# START OF RECORDED DATA
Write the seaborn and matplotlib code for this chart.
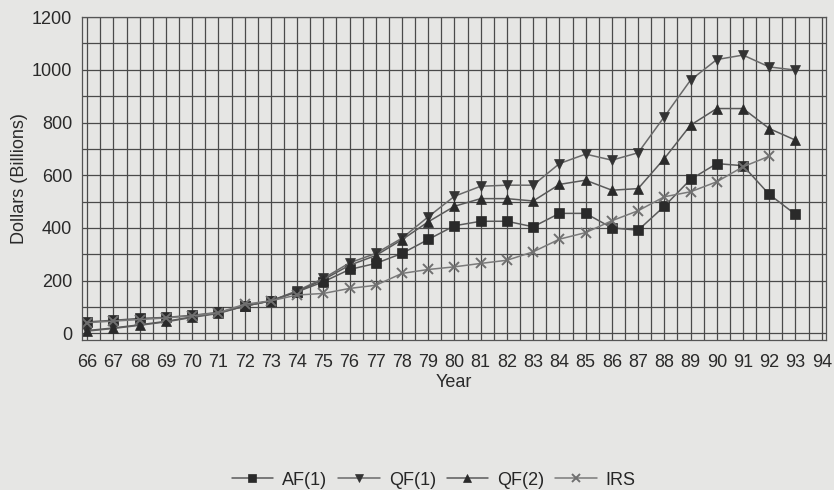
import numpy as np
import pandas as pd
import matplotlib
matplotlib.use("Agg")
import matplotlib.pyplot as plt
import seaborn as sns
from matplotlib.ticker import MultipleLocator

years = list(range(66, 94))
af1 = [43, 49, 56, 60, 68, 79, 103, 123, 157, 195, 242, 265, 303, 356, 408, 425, 425, 404,
       455, 455, 400, 391, 482, 584, 644, 636, 527, 451]
qf1 = [8, 18, 30, 43, 60, 75, 103, 123, 161, 208, 267, 303, 361, 442, 520, 558, 562, 562,
       644, 680, 657, 685, 822, 961, 1039, 1056, 1011, 999]
qf2 = [10, 20, 32, 45, 62, 77, 103, 123, 158, 203, 258, 295, 355, 423, 482, 511, 511, 502,
       565, 581, 543, 549, 663, 790, 853, 853, 777, 733]
irs = [40, 46, 52, 58, 66, 78, 110, 123, 145, 151, 170, 182, 227, 242, 252, 265, 277, 309,
       357, 382, 427, 465, 518, 537, 575, 632, 672, np.nan]
series_names = ["AF(1)", "QF(1)", "QF(2)", "IRS"]
x_ticks = list(range(66, 95))
y_ticks = list(range(0, 1201, 200))

sns.set_theme(style="white")
plt.rcParams["font.family"] = ["Liberation Sans", "DejaVu Sans"]
bg = "#e6e6e4"
fig = plt.figure(figsize=(8.34, 4.9), dpi=100, facecolor=bg)
ax = fig.add_axes([0.0983, 0.306, 0.8917, 0.659])
ax.set_facecolor(bg)

line_colors = ["#5a5a5a", "#6a6a6a", "#5a5a5a", "#7a7a7a"]
marker_colors = ["#2a2a2a", "#333333", "#2a2a2a", "#707070"]
markers = ["s", "v", "^", "x"]
for name, vals, lc, mc, m in zip(series_names, [af1, qf1, qf2, irs], line_colors, marker_colors, markers):
    d = pd.DataFrame({"Year": years, "Value": vals}).dropna()
    sns.lineplot(data=d, x="Year", y="Value", color=lc, marker=m, markersize=7.5,
                 markerfacecolor=mc, markeredgecolor=mc,
                 markeredgewidth=1.4 if m == "x" else 0.5,
                 linewidth=1.1, ax=ax, label=name)

ax.set_xlim(65.8, 94.15)
ax.set_ylim(-26, 1200)
ax.set_xticks(x_ticks)
ax.set_xticklabels([str(t) for t in x_ticks])
ax.set_yticks(y_ticks)
ax.xaxis.set_minor_locator(MultipleLocator(0.5))
ax.yaxis.set_minor_locator(MultipleLocator(100))
ax.grid(True, which="both", color="#4a4a4a", linewidth=0.9)
ax.set_axisbelow(True)
for s in ax.spines.values():
    s.set_color("#555555")
    s.set_linewidth(0.9)
ax.tick_params(axis="both", which="both", length=0, labelsize=13, colors="#2a2a2a")
ax.tick_params(axis="x", pad=10)
ax.tick_params(axis="y", pad=7)
ax.set_xlabel("Year", fontsize=13, color="#2a2a2a", labelpad=2)
ax.set_ylabel("Dollars (Billions)", fontsize=13, color="#2a2a2a", labelpad=3)

handles, labels = ax.get_legend_handles_labels()
ax.legend(handles, labels, loc="center", bbox_to_anchor=(0.52, 1 - 480 / 490),
          bbox_transform=fig.transFigure, ncol=4, frameon=False, fontsize=13,
          handlelength=2.3, columnspacing=0.6, handletextpad=0.5, markerscale=0.7)

fig.savefig("out.png", dpi=100, facecolor=bg)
# END OF RECORDED DATA
GIVEN INSTRUCTION:
Write out the listing above exactly as it stands, pictures excluded.

RESULT FOR THIS EXERCISE:
Write the seaborn and matplotlib code for this chart.
import numpy as np
import pandas as pd
import matplotlib
matplotlib.use("Agg")
import matplotlib.pyplot as plt
import seaborn as sns
from matplotlib.ticker import MultipleLocator

years = list(range(66, 94))
af1 = [43, 49, 56, 60, 68, 79, 103, 123, 157, 195, 242, 265, 303, 356, 408, 425, 425, 404,
       455, 455, 400, 391, 482, 584, 644, 636, 527, 451]
qf1 = [8, 18, 30, 43, 60, 75, 103, 123, 161, 208, 267, 303, 361, 442, 520, 558, 562, 562,
       644, 680, 657, 685, 822, 961, 1039, 1056, 1011, 999]
qf2 = [10, 20, 32, 45, 62, 77, 103, 123, 158, 203, 258, 295, 355, 423, 482, 511, 511, 502,
       565, 581, 543, 549, 663, 790, 853, 853, 777, 733]
irs = [40, 46, 52, 58, 66, 78, 110, 123, 145, 151, 170, 182, 227, 242, 252, 265, 277, 309,
       357, 382, 427, 465, 518, 537, 575, 632, 672, np.nan]
series_names = ["AF(1)", "QF(1)", "QF(2)", "IRS"]
x_ticks = list(range(66, 95))
y_ticks = list(range(0, 1201, 200))

sns.set_theme(style="white")
plt.rcParams["font.family"] = ["Liberation Sans", "DejaVu Sans"]
bg = "#e6e6e4"
fig = plt.figure(figsize=(8.34, 4.9), dpi=100, facecolor=bg)
ax = fig.add_axes([0.0983, 0.306, 0.8917, 0.659])
ax.set_facecolor(bg)

line_colors = ["#5a5a5a", "#6a6a6a", "#5a5a5a", "#7a7a7a"]
marker_colors = ["#2a2a2a", "#333333", "#2a2a2a", "#707070"]
markers = ["s", "v", "^", "x"]
for name, vals, lc, mc, m in zip(series_names, [af1, qf1, qf2, irs], line_colors, marker_colors, markers):
    d = pd.DataFrame({"Year": years, "Value": vals}).dropna()
    sns.lineplot(data=d, x="Year", y="Value", color=lc, marker=m, markersize=7.5,
                 markerfacecolor=mc, markeredgecolor=mc,
                 markeredgewidth=1.4 if m == "x" else 0.5,
                 linewidth=1.1, ax=ax, label=name)

ax.set_xlim(65.8, 94.15)
ax.set_ylim(-26, 1200)
ax.set_xticks(x_ticks)
ax.set_xticklabels([str(t) for t in x_ticks])
ax.set_yticks(y_ticks)
ax.xaxis.set_minor_locator(MultipleLocator(0.5))
ax.yaxis.set_minor_locator(MultipleLocator(100))
ax.grid(True, which="both", color="#4a4a4a", linewidth=0.9)
ax.set_axisbelow(True)
for s in ax.spines.values():
    s.set_color("#555555")
    s.set_linewidth(0.9)
ax.tick_params(axis="both", which="both", length=0, labelsize=13, colors="#2a2a2a")
ax.tick_params(axis="x", pad=10)
ax.tick_params(axis="y", pad=7)
ax.set_xlabel("Year", fontsize=13, color="#2a2a2a", labelpad=2)
ax.set_ylabel("Dollars (Billions)", fontsize=13, color="#2a2a2a", labelpad=3)

handles, labels = ax.get_legend_handles_labels()
ax.legend(handles, labels, loc="center", bbox_to_anchor=(0.52, 1 - 480 / 490),
          bbox_transform=fig.transFigure, ncol=4, frameon=False, fontsize=13,
          handlelength=2.3, columnspacing=0.6, handletextpad=0.5, markerscale=0.7)

fig.savefig("out.png", dpi=100, facecolor=bg)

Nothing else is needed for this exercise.